** START **

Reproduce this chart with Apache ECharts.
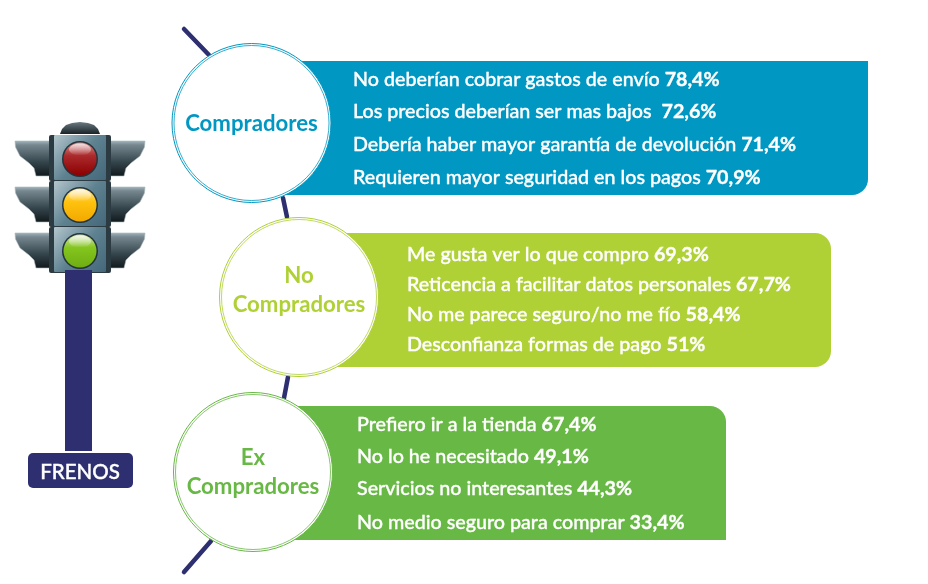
<!DOCTYPE html>
<html>
<head>
<meta charset="utf-8">
<style>
html,body{margin:0;padding:0;background:#fff;}
#main{width:928px;height:584px;}
</style>
<script src="https://cdn.jsdelivr.net/npm/echarts@6/dist/echarts.min.js"></script>
</head>
<body>
<div id="main"></div>
<script>
var groupNames = ['Compradores', 'No\nCompradores', 'Ex\nCompradores'];
var textsCompradores = ['No deberían cobrar gastos de envío', 'Los precios deberían ser mas bajos ', 'Debería haber mayor garantía de devolución', 'Requieren mayor seguridad en los pagos'];
var valuesCompradores = ['78,4%', '72,6%', '71,4%', '70,9%'];
var textsNoCompradores = ['Me gusta ver lo que compro', 'Reticencia a facilitar datos personales', 'No me parece seguro/no me fío', 'Desconfianza formas de pago'];
var valuesNoCompradores = ['69,3%', '67,7%', '58,4%', '51%'];
var textsExCompradores = ['Prefiero ir a la tienda', 'No lo he necesitado', 'Servicios no interesantes', 'No medio seguro para comprar'];
var valuesExCompradores = ['67,4%', '49,1%', '44,3%', '33,4%'];
var footerLabel = 'FRENOS';

var FONT = 'Lato';
var NAVY = '#2d2f70';

// layout of the three blocks (left edge of each panel hides behind its circle)
var blocks = [
	{color: '#0097c2', cx: 251.5, cy: 123, px: 260, py: 61, pw: 608, ph: 134, radius: [0, 0, 16, 0], tx: 353, ys: [80, 112, 145, 178], texts: textsCompradores, values: valuesCompradores},
	{color: '#afd136', cx: 299, cy: 297, px: 320, py: 233, pw: 511, ph: 134, radius: [0, 16, 16, 0], tx: 407, ys: [255, 285, 315, 345], texts: textsNoCompradores, values: valuesNoCompradores},
	{color: '#68b845', cx: 253, cy: 472, px: 270, py: 406, pw: 456, ph: 134, radius: [0, 16, 0, 0], tx: 357, ys: [425, 457, 489, 523], texts: textsExCompradores, values: valuesExCompradores}
];
var connectors = [
	[184, 29, 209, 55],
	[283, 198, 287, 217],
	[288, 377, 284, 398],
	[211, 541, 184, 572]
];

function vgrad(stops){
	return new echarts.graphic.LinearGradient(0, 0, 0, 1, stops);
}

function buildBlocks(){
	var els = [];
	connectors.forEach(function(c){
		els.push({type: 'line', z: 1, shape: {x1: c[0], y1: c[1], x2: c[2], y2: c[3]}, style: {stroke: NAVY, lineWidth: 4.5, lineCap: 'round'}});
	});
	blocks.forEach(function(b, i){
		els.push({type: 'rect', z: 2, shape: {x: b.px, y: b.py, width: b.pw, height: b.ph, r: b.radius}, style: {fill: b.color}});
		els.push({type: 'circle', z: 3, shape: {cx: b.cx, cy: b.cy, r: 79.5}, style: {fill: '#fff', stroke: b.color, lineWidth: 1}});
		els.push({type: 'circle', z: 3, shape: {cx: b.cx, cy: b.cy, r: 77.5}, style: {fill: '#fff', stroke: b.color, lineWidth: 0.8}});
		els.push({type: 'text', z: 4, style: {x: b.cx, y: b.cy + (i === 0 ? 1 : i === 1 ? -7 : 0), text: groupNames[i], fill: b.color, font: 'bold 22.2px ' + FONT, lineHeight: 29, align: 'center', verticalAlign: 'middle'}});
		b.texts.forEach(function(t, k){
			els.push({type: 'text', z: 4, style: {
				x: b.tx, y: b.ys[k], text: '{a|' + t + ' }{b|' + b.values[k] + '}', verticalAlign: 'middle',
				rich: {
					a: {fill: '#fff', stroke: '#fff', lineWidth: 0.35, font: '500 19.7px ' + FONT},
					b: {fill: '#fff', stroke: '#fff', lineWidth: 0.35, font: 'bold 19.7px ' + FONT}
				}
			}});
		});
	});
	return els;
}

function buildLight(){
	var els = [];
	var cx = 80;
	var steel = vgrad([{offset: 0, color: '#a5b5bc'}, {offset: 0.12, color: '#76878f'}, {offset: 0.6, color: '#35454c'}, {offset: 1, color: '#10181c'}]);
	var lamps = [
		{y: 159, top: '#d98c8c', mid: '#ab2a2c', bot: '#8c0000'},
		{y: 205, top: '#ffe9a0', mid: '#ffc20e', bot: '#f2a900'},
		{y: 251, top: '#d6e8b4', mid: '#84c51e', bot: '#6fae12'}
	];
	// dome
	els.push({type: 'polygon', z: 1, shape: {points: [[60, 134], [62, 129], [66, 125], [72, 123], [80, 122], [88, 123], [94, 125], [98, 129], [100, 134]]}, style: {fill: vgrad([{offset: 0, color: '#6a7b82'}, {offset: 1, color: '#1a2327'}])}});
	lamps.forEach(function(l){
		var top = l.y - 18;
		// side visors
		els.push({type: 'polygon', z: 1, shape: {points: [[15, top], [50, top], [50, top + 35], [36, top + 35], [34, top + 27], [29, top + 22], [20, top + 15], [15.5, top + 6]]}, style: {fill: steel, stroke: '#a9b8be', lineWidth: 0.6}});
		els.push({type: 'polygon', z: 1, shape: {points: [[145, top], [110, top], [110, top + 35], [124, top + 35], [126, top + 27], [131, top + 22], [140, top + 15], [144.5, top + 6]]}, style: {fill: steel, stroke: '#a9b8be', lineWidth: 0.6}});
		// housing section
		els.push({type: 'rect', z: 2, shape: {x: 49, y: l.y - 24, width: 62, height: 46, r: 2}, style: {fill: '#2c3a41'}});
		els.push({type: 'rect', z: 2, shape: {x: 54, y: l.y - 24, width: 52, height: 45, r: 1}, style: {fill: new echarts.graphic.LinearGradient(0, 0, 1, 1, [{offset: 0, color: '#b4c6cd'}, {offset: 0.5, color: '#5f8291'}, {offset: 1, color: '#44687a'}])}});
		// lamp
		els.push({type: 'circle', z: 3, shape: {cx: cx, cy: l.y, r: 18}, style: {fill: '#23343c'}});
		els.push({type: 'circle', z: 4, shape: {cx: cx, cy: l.y, r: 16.5}, style: {fill: vgrad([{offset: 0, color: l.top}, {offset: 0.4, color: l.mid}, {offset: 1, color: l.bot}])}});
		// glass highlight
		els.push({type: 'ellipse', z: 4, shape: {cx: cx, cy: l.y - 9.5, rx: 11, ry: 6}, style: {fill: vgrad([{offset: 0, color: 'rgba(255,255,255,0.75)'}, {offset: 1, color: 'rgba(255,255,255,0)'}])}});
	});
	// pole and footer box
	els.push({type: 'rect', z: 5, shape: {x: 65, y: 270, width: 27, height: 181}, style: {fill: NAVY}});
	els.push({type: 'rect', z: 5, shape: {x: 28, y: 453, width: 105, height: 35, r: 5}, style: {fill: NAVY}});
	els.push({type: 'text', z: 6, style: {x: 80, y: 472, text: footerLabel, fill: '#fff', stroke: '#fff', lineWidth: 0.4, font: '500 20.5px ' + FONT, align: 'center', verticalAlign: 'middle'}});
	return els;
}

var chart = echarts.init(document.getElementById('main'));
chart.setOption({
	backgroundColor: '#fff',
	animation: false,
	graphic: {elements: buildLight().concat(buildBlocks())}
});
</script>
</body>
</html>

** END **

## Goal of the exercise
Produce an exact copy of each line of data, skipping embedded images.

## Completed exercise
Reproduce this chart with Apache ECharts.
<!DOCTYPE html>
<html>
<head>
<meta charset="utf-8">
<style>
html,body{margin:0;padding:0;background:#fff;}
#main{width:928px;height:584px;}
</style>
<script src="https://cdn.jsdelivr.net/npm/echarts@6/dist/echarts.min.js"></script>
</head>
<body>
<div id="main"></div>
<script>
var groupNames = ['Compradores', 'No\nCompradores', 'Ex\nCompradores'];
var textsCompradores = ['No deberían cobrar gastos de envío', 'Los precios deberían ser mas bajos ', 'Debería haber mayor garantía de devolución', 'Requieren mayor seguridad en los pagos'];
var valuesCompradores = ['78,4%', '72,6%', '71,4%', '70,9%'];
var textsNoCompradores = ['Me gusta ver lo que compro', 'Reticencia a facilitar datos personales', 'No me parece seguro/no me fío', 'Desconfianza formas de pago'];
var valuesNoCompradores = ['69,3%', '67,7%', '58,4%', '51%'];
var textsExCompradores = ['Prefiero ir a la tienda', 'No lo he necesitado', 'Servicios no interesantes', 'No medio seguro para comprar'];
var valuesExCompradores = ['67,4%', '49,1%', '44,3%', '33,4%'];
var footerLabel = 'FRENOS';

var FONT = 'Lato';
var NAVY = '#2d2f70';

// layout of the three blocks (left edge of each panel hides behind its circle)
var blocks = [
	{color: '#0097c2', cx: 251.5, cy: 123, px: 260, py: 61, pw: 608, ph: 134, radius: [0, 0, 16, 0], tx: 353, ys: [80, 112, 145, 178], texts: textsCompradores, values: valuesCompradores},
	{color: '#afd136', cx: 299, cy: 297, px: 320, py: 233, pw: 511, ph: 134, radius: [0, 16, 16, 0], tx: 407, ys: [255, 285, 315, 345], texts: textsNoCompradores, values: valuesNoCompradores},
	{color: '#68b845', cx: 253, cy: 472, px: 270, py: 406, pw: 456, ph: 134, radius: [0, 16, 0, 0], tx: 357, ys: [425, 457, 489, 523], texts: textsExCompradores, values: valuesExCompradores}
];
var connectors = [
	[184, 29, 209, 55],
	[283, 198, 287, 217],
	[288, 377, 284, 398],
	[211, 541, 184, 572]
];

function vgrad(stops){
	return new echarts.graphic.LinearGradient(0, 0, 0, 1, stops);
}

function buildBlocks(){
	var els = [];
	connectors.forEach(function(c){
		els.push({type: 'line', z: 1, shape: {x1: c[0], y1: c[1], x2: c[2], y2: c[3]}, style: {stroke: NAVY, lineWidth: 4.5, lineCap: 'round'}});
	});
	blocks.forEach(function(b, i){
		els.push({type: 'rect', z: 2, shape: {x: b.px, y: b.py, width: b.pw, height: b.ph, r: b.radius}, style: {fill: b.color}});
		els.push({type: 'circle', z: 3, shape: {cx: b.cx, cy: b.cy, r: 79.5}, style: {fill: '#fff', stroke: b.color, lineWidth: 1}});
		els.push({type: 'circle', z: 3, shape: {cx: b.cx, cy: b.cy, r: 77.5}, style: {fill: '#fff', stroke: b.color, lineWidth: 0.8}});
		els.push({type: 'text', z: 4, style: {x: b.cx, y: b.cy + (i === 0 ? 1 : i === 1 ? -7 : 0), text: groupNames[i], fill: b.color, font: 'bold 22.2px ' + FONT, lineHeight: 29, align: 'center', verticalAlign: 'middle'}});
		b.texts.forEach(function(t, k){
			els.push({type: 'text', z: 4, style: {
				x: b.tx, y: b.ys[k], text: '{a|' + t + ' }{b|' + b.values[k] + '}', verticalAlign: 'middle',
				rich: {
					a: {fill: '#fff', stroke: '#fff', lineWidth: 0.35, font: '500 19.7px ' + FONT},
					b: {fill: '#fff', stroke: '#fff', lineWidth: 0.35, font: 'bold 19.7px ' + FONT}
				}
			}});
		});
	});
	return els;
}

function buildLight(){
	var els = [];
	var cx = 80;
	var steel = vgrad([{offset: 0, color: '#a5b5bc'}, {offset: 0.12, color: '#76878f'}, {offset: 0.6, color: '#35454c'}, {offset: 1, color: '#10181c'}]);
	var lamps = [
		{y: 159, top: '#d98c8c', mid: '#ab2a2c', bot: '#8c0000'},
		{y: 205, top: '#ffe9a0', mid: '#ffc20e', bot: '#f2a900'},
		{y: 251, top: '#d6e8b4', mid: '#84c51e', bot: '#6fae12'}
	];
	// dome
	els.push({type: 'polygon', z: 1, shape: {points: [[60, 134], [62, 129], [66, 125], [72, 123], [80, 122], [88, 123], [94, 125], [98, 129], [100, 134]]}, style: {fill: vgrad([{offset: 0, color: '#6a7b82'}, {offset: 1, color: '#1a2327'}])}});
	lamps.forEach(function(l){
		var top = l.y - 18;
		// side visors
		els.push({type: 'polygon', z: 1, shape: {points: [[15, top], [50, top], [50, top + 35], [36, top + 35], [34, top + 27], [29, top + 22], [20, top + 15], [15.5, top + 6]]}, style: {fill: steel, stroke: '#a9b8be', lineWidth: 0.6}});
		els.push({type: 'polygon', z: 1, shape: {points: [[145, top], [110, top], [110, top + 35], [124, top + 35], [126, top + 27], [131, top + 22], [140, top + 15], [144.5, top + 6]]}, style: {fill: steel, stroke: '#a9b8be', lineWidth: 0.6}});
		// housing section
		els.push({type: 'rect', z: 2, shape: {x: 49, y: l.y - 24, width: 62, height: 46, r: 2}, style: {fill: '#2c3a41'}});
		els.push({type: 'rect', z: 2, shape: {x: 54, y: l.y - 24, width: 52, height: 45, r: 1}, style: {fill: new echarts.graphic.LinearGradient(0, 0, 1, 1, [{offset: 0, color: '#b4c6cd'}, {offset: 0.5, color: '#5f8291'}, {offset: 1, color: '#44687a'}])}});
		// lamp
		els.push({type: 'circle', z: 3, shape: {cx: cx, cy: l.y, r: 18}, style: {fill: '#23343c'}});
		els.push({type: 'circle', z: 4, shape: {cx: cx, cy: l.y, r: 16.5}, style: {fill: vgrad([{offset: 0, color: l.top}, {offset: 0.4, color: l.mid}, {offset: 1, color: l.bot}])}});
		// glass highlight
		els.push({type: 'ellipse', z: 4, shape: {cx: cx, cy: l.y - 9.5, rx: 11, ry: 6}, style: {fill: vgrad([{offset: 0, color: 'rgba(255,255,255,0.75)'}, {offset: 1, color: 'rgba(255,255,255,0)'}])}});
	});
	// pole and footer box
	els.push({type: 'rect', z: 5, shape: {x: 65, y: 270, width: 27, height: 181}, style: {fill: NAVY}});
	els.push({type: 'rect', z: 5, shape: {x: 28, y: 453, width: 105, height: 35, r: 5}, style: {fill: NAVY}});
	els.push({type: 'text', z: 6, style: {x: 80, y: 472, text: footerLabel, fill: '#fff', stroke: '#fff', lineWidth: 0.4, font: '500 20.5px ' + FONT, align: 'center', verticalAlign: 'middle'}});
	return els;
}

var chart = echarts.init(document.getElementById('main'));
chart.setOption({
	backgroundColor: '#fff',
	animation: false,
	graphic: {elements: buildLight().concat(buildBlocks())}
});
</script>
</body>
</html>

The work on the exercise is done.